Warren, Waters blast 'meritless' industry lawsuit against CRA reform

Elizabeth Warren
Senator Elizabeth Warren, D-Mass.
Bloomberg News

WASHINGTON — Two leading Democratic banking lawmakers are criticizing the American Bankers Association, Chamber of Commerce and other industry groups for their lawsuit against banking agencies over the final implementation regulations for the Community Reinvestment Act. 

The Federal Reserve, Federal Deposit Insurance Corp. and Office of the Comptroller of the Currency last year issued a final rule to update the CRA implementing rules. The CRA is a civil rights-era law aimed at eliminating income-based redlining by banks. 

A cohort of banking groups — including Independent Community Bankers of America, American Bankers Association, U.S. Chamber of Commerce, Texas Bankers Association and Independent Bankers Association of Texas — filed a lawsuit in February arguing that the agencies exceeded their authority in finalizing their rules implementing the law. 

The banking agencies, meanwhile, have argued with the courts that the CRA gives them ample authority to make the changes outlined in the final rule, specifically in expanding the definition of where they can assess a firm's lending activity to account for fintech and online banking. 

Warren, who sits on the Senate Banking Committee, and Waters, who is ranking member of the House Financial Services Committee, made a similar argument in their letter. 
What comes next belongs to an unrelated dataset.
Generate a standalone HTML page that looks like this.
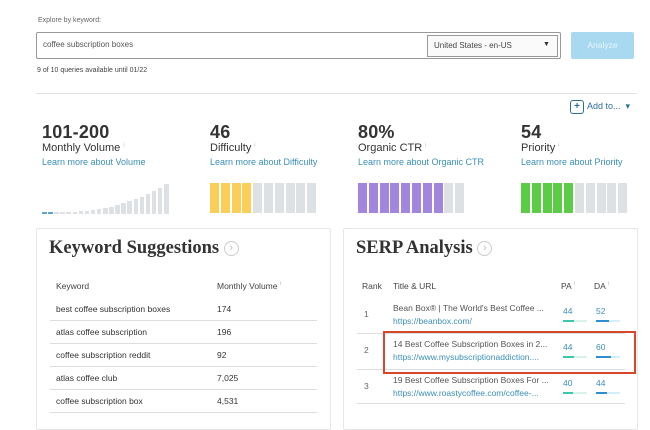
<!DOCTYPE html><html><head><style>
body{margin:0;width:650px;height:415px;background:#fff;font-family:"Liberation Sans",sans-serif;position:relative;overflow:hidden;color:#333}
.a{position:absolute;white-space:nowrap}
.big{font-size:18px;font-weight:bold;color:#333;letter-spacing:0.2px}
.lbl{font-size:11px;color:#333}
.lnk{font-size:9px;color:#3a8fb7}
.s{font-size:8.5px;color:#333}
.seg{position:absolute;top:183px;height:30px;width:9px}
.card{position:absolute;top:228px;height:200px;border:1px solid #e6e6e6;border-radius:2px}
.ttl{font-family:"Liberation Serif",serif;font-weight:bold;font-size:18.5px;color:#333}
.hl{position:absolute;height:1px;background:#ddd}
.bar{position:absolute;height:2px}
</style></head><body>
<div class="a" style="left:38px;top:17px;font-size:7px;color:#666">Explore by keyword:</div>
<div class="a" style="left:36px;top:32px;width:523px;height:25px;border:1px solid #999;border-radius:2px"></div>
<div class="a" style="left:43px;top:40px;font-size:8px;color:#555">coffee subscription boxes</div>
<div class="a" style="left:427px;top:35px;width:129px;height:20px;border:1px solid #999;background:#fafafa"></div>
<div class="a" style="left:434px;top:41px;font-size:8px;color:#444">United States - en-US</div>
<div class="a" style="left:543px;top:41px;font-size:7px">▼</div>
<div class="a" style="left:571px;top:32px;width:63px;height:27px;background:#a9d9f1;border-radius:2px;color:#e6f5fc;font-size:8.5px;text-align:center;line-height:27px">Analyze</div>
<div class="a" style="left:37px;top:67px;font-size:7px;color:#444">9 of 10 queries available until 01/22</div>
<div class="a" style="left:36px;top:93px;width:601px;height:1px;background:#e2e2e2"></div>
<div class="a" style="left:570px;top:100px;width:12px;height:12px;border:1px solid #2b6f99;border-radius:3px;font-size:10px;line-height:12px;text-align:center;color:#2b6f99;font-weight:bold">+</div>
<div class="a" style="left:587px;top:101px;font-size:9px;color:#2b6f99">Add to... &nbsp;▾</div>

<div class="a big" style="left:42px;top:122px">101-200</div>
<div class="a lbl" style="left:42px;top:142px">Monthly Volume <sup style="font-size:5px;color:#aaa">i</sup></div>
<div class="a lnk" style="left:42px;top:157px">Learn more about Volume</div>
<div class="a big" style="left:210px;top:122px">46</div>
<div class="a lbl" style="left:210px;top:142px">Difficulty <sup style="font-size:5px;color:#aaa">i</sup></div>
<div class="a lnk" style="left:210px;top:157px">Learn more about Difficulty</div>
<div class="a big" style="left:358px;top:122px">80%</div>
<div class="a lbl" style="left:358px;top:142px">Organic CTR <sup style="font-size:5px;color:#aaa">i</sup></div>
<div class="a lnk" style="left:358px;top:157px">Learn more about Organic CTR</div>
<div class="a big" style="left:521px;top:122px">54</div>
<div class="a lbl" style="left:521px;top:142px">Priority <sup style="font-size:5px;color:#aaa">i</sup></div>
<div class="a lnk" style="left:521px;top:157px">Learn more about Priority</div>
<div id="bars"></div>

<div class="card" style="left:36px;width:293px"></div>
<div class="card" style="left:343px;width:293px"></div>
<div class="a ttl" style="left:49px;top:238px">Keyword Suggestions <span style="font-family:'Liberation Sans';font-weight:normal;font-size:11px;color:#bbb;border:1px solid #ccc;border-radius:50%;display:inline-block;width:13px;height:13px;line-height:13px;text-align:center;vertical-align:2px">›</span></div>
<div class="a ttl" style="left:356px;top:238px">SERP Analysis <span style="font-family:'Liberation Sans';font-weight:normal;font-size:11px;color:#bbb;border:1px solid #ccc;border-radius:50%;display:inline-block;width:13px;height:13px;line-height:13px;text-align:center;vertical-align:2px">›</span></div>

<div class="a s" style="left:56px;top:281px;color:#444">Keyword</div>
<div class="a s" style="left:217px;top:281px;color:#444">Monthly Volume <sup style="font-size:5px;color:#aaa">i</sup></div>
<div class="a s" style="left:56px;top:304px">best coffee subscription boxes</div><div class="a s" style="left:217px;top:304px">174</div>
<div class="hl" style="left:50px;top:320px;width:267px"></div>
<div class="a s" style="left:56px;top:327px">atlas coffee subscription</div><div class="a s" style="left:217px;top:327px">196</div>
<div class="hl" style="left:50px;top:343px;width:267px"></div>
<div class="a s" style="left:56px;top:350px">coffee subscription reddit</div><div class="a s" style="left:217px;top:350px">92</div>
<div class="hl" style="left:50px;top:366px;width:267px"></div>
<div class="a s" style="left:56px;top:373px">atlas coffee club</div><div class="a s" style="left:217px;top:373px">7,025</div>
<div class="hl" style="left:50px;top:389px;width:267px"></div>
<div class="a s" style="left:56px;top:396px">coffee subscription box</div><div class="a s" style="left:217px;top:396px">4,531</div>
<div class="hl" style="left:50px;top:412px;width:267px"></div>

<div class="a s" style="left:362px;top:281px;color:#444">Rank</div>
<div class="a s" style="left:393px;top:281px;color:#444">Title &amp; URL</div>
<div class="a s" style="left:561px;top:281px;color:#444">PA <sup style="font-size:5px;color:#aaa">i</sup></div>
<div class="a s" style="left:594px;top:281px;color:#444">DA <sup style="font-size:5px;color:#aaa">i</sup></div>

<div class="a s" style="left:364px;top:309px;color:#666">1</div>
<div class="a s" style="left:393px;top:303px;color:#555">Bean Box® | The World's Best Coffee ...</div>
<div class="a s" style="left:393px;top:316px;color:#3a8fb7">https://beanbox.com/</div>
<div class="a s" style="left:563px;top:306px;color:#3a8fb7">44</div><div class="a s" style="left:596px;top:306px;color:#3a8fb7">52</div>
<div class="hl" style="left:357px;top:333px;width:268px"></div>
<div class="a s" style="left:364px;top:345px;color:#666">2</div>
<div class="a s" style="left:393px;top:339px;color:#555">14 Best Coffee Subscription Boxes in 2...</div>
<div class="a s" style="left:393px;top:352px;color:#3a8fb7">https://www.mysubscriptionaddiction....</div>
<div class="a s" style="left:563px;top:342px;color:#3a8fb7">44</div><div class="a s" style="left:596px;top:342px;color:#3a8fb7">60</div>
<div class="hl" style="left:357px;top:369px;width:268px"></div>
<div class="a s" style="left:364px;top:381px;color:#666">3</div>
<div class="a s" style="left:393px;top:375px;color:#555">19 Best Coffee Subscription Boxes For ...</div>
<div class="a s" style="left:393px;top:388px;color:#3a8fb7">https://www.roastycoffee.com/coffee-...</div>
<div class="a s" style="left:563px;top:378px;color:#3a8fb7">40</div><div class="a s" style="left:596px;top:378px;color:#3a8fb7">44</div>
<div class="hl" style="left:357px;top:403px;width:268px"></div>

<div class="bar" style="left:563px;top:320px;width:24px;background:#d8f3ee"></div><div class="bar" style="left:563px;top:320px;width:11px;background:#3cc7a8"></div>
<div class="bar" style="left:596px;top:320px;width:24px;background:#d6ecf8"></div><div class="bar" style="left:596px;top:320px;width:13px;background:#2d8fcf"></div>
<div class="bar" style="left:563px;top:356px;width:24px;background:#d8f3ee"></div><div class="bar" style="left:563px;top:356px;width:11px;background:#3cc7a8"></div>
<div class="bar" style="left:596px;top:356px;width:24px;background:#d6ecf8"></div><div class="bar" style="left:596px;top:356px;width:15px;background:#2d8fcf"></div>
<div class="bar" style="left:563px;top:392px;width:24px;background:#d8f3ee"></div><div class="bar" style="left:563px;top:392px;width:10px;background:#3cc7a8"></div>
<div class="bar" style="left:596px;top:392px;width:24px;background:#d6ecf8"></div><div class="bar" style="left:596px;top:392px;width:11px;background:#2d8fcf"></div>

<div class="a" style="left:383px;top:331px;width:249px;height:39px;border:2px solid #d9472b"></div>
<script>
var h='';
for(var i=0;i<21;i++){var x=42+i*6.1;var ht=Math.max(2,Math.round(1.5+Math.pow(i/20,2.6)*28));var c=i<2?'#5aa8d0':'#dde1e3';h+='<div style="position:absolute;left:'+x.toFixed(1)+'px;top:'+(214-ht)+'px;width:4.5px;height:'+ht+'px;background:'+c+'"></div>';}
function seg(x0,n,col){for(var i=0;i<10;i++){h+='<div class="seg" style="left:'+(x0+i*10.8).toFixed(1)+'px;background:'+(i<n?col:'#dde1e3')+'"></div>';}}
seg(210,4,'#f9cf5a');seg(358,8,'#a285dc');seg(521,5,'#5ccb45');
document.getElementById('bars').innerHTML=h;
</script>
</body></html>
"This lawsuit is meritless," the lawmakers said. 

The Democratic lawmakers also said that the current rules amount to essentially a "free pass" when banks are examined for CRA compliance.

"The banking industry has changed drastically since the last major update to the CRA in 1995, and the current, outdated rules are giving banks a free pass, allowing them to meet CRA standards even while engaging in the discriminatory practices the law was designed to stop," they said. "These rules must be updated, and your efforts to stop regulators from doing so is unjustified and harmful."

The CRA was passed in 1977 in order to ensure that banks were extending credit to all of their customers, rather than only to their wealthier customers who pose a lower risk of default. The law requires banks to make loans and provide services to low- and moderate-income neighborhoods located in the census tracts in which they have branches. 

With the advent of mobile banking, more and more banks take deposits from areas in which they have no branches, and some banks have no branches at all. The banking industry, meanwhile, has complained that the CRA approval process is opaque and risky because it is difficult for them to know ahead of time whether a loan or service will count for CRA credit before it is made or offered.

The plaintiff groups in the lawsuit argued that the agencies' efforts to have mobile deposits be included as a metric for CRA lending obligations violates the statute, which they say specifically ties a bank's CRA obligations to its branch network. 

"Even if the Final Rules' attempt to regulate banks in a geographically boundless manner could be understood as consistent with the authority conveyed by the CRA — and again, they cannot — their promulgation would be a clear example of economically significant agency action taken in the absence of the requisite 'clear congressional authorization," the lawsuit said.